___ THE INPUT ___

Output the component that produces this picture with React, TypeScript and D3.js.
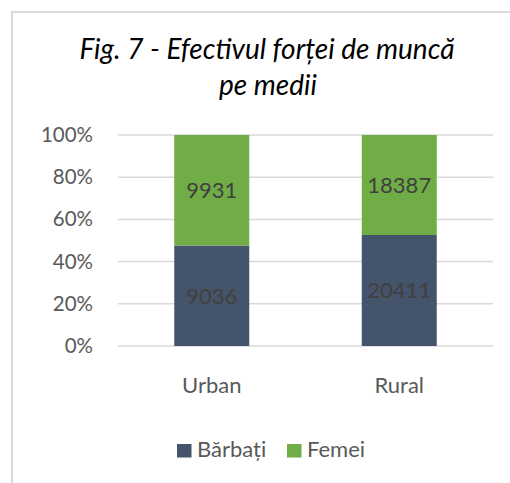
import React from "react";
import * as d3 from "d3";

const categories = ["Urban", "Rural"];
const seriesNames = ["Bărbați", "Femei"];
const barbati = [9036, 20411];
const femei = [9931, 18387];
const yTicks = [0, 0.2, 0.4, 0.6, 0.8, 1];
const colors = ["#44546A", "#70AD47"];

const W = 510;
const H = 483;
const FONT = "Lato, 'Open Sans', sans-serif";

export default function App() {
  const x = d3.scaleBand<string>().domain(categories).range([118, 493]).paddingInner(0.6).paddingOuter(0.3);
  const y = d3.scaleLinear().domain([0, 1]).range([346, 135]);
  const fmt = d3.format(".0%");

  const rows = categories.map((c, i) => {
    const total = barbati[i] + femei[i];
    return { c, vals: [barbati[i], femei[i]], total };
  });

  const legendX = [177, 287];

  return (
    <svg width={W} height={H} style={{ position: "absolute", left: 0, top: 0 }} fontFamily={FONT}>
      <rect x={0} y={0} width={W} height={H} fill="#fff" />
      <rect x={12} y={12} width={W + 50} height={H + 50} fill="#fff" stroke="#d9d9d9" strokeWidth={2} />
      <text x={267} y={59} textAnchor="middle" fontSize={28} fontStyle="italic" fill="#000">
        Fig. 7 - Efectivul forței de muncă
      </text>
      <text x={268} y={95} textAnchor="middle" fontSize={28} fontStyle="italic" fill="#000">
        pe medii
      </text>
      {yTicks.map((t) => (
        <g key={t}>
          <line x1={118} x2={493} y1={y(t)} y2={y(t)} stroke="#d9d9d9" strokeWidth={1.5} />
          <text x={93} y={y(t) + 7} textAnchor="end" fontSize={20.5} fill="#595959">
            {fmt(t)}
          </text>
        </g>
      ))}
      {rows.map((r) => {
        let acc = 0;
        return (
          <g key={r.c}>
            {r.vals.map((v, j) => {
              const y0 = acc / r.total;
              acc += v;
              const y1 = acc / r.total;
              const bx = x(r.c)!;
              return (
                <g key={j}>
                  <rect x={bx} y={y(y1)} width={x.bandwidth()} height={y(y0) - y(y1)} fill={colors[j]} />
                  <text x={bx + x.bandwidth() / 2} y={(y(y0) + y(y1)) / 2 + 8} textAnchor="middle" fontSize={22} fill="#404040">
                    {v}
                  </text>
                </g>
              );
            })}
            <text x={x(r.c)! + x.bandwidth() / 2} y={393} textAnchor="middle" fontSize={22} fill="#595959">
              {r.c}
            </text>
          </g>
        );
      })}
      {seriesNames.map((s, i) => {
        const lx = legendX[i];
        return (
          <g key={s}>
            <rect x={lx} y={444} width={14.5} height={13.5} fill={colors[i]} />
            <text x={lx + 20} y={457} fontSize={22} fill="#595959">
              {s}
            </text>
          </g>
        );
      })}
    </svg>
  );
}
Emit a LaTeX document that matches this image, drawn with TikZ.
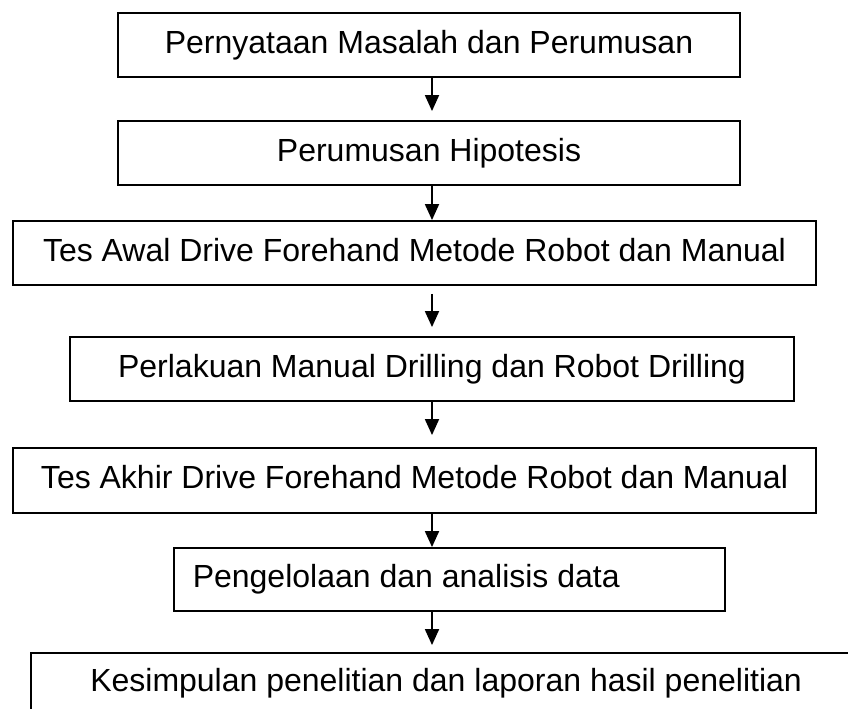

___

§ **PROBLEM REQUIREMENTS**: Return all lines with the word "React" in them.

§ **REPLY TO THE TASK**:
Output the component that produces this picture with React, TypeScript and D3.js.
import React from "react";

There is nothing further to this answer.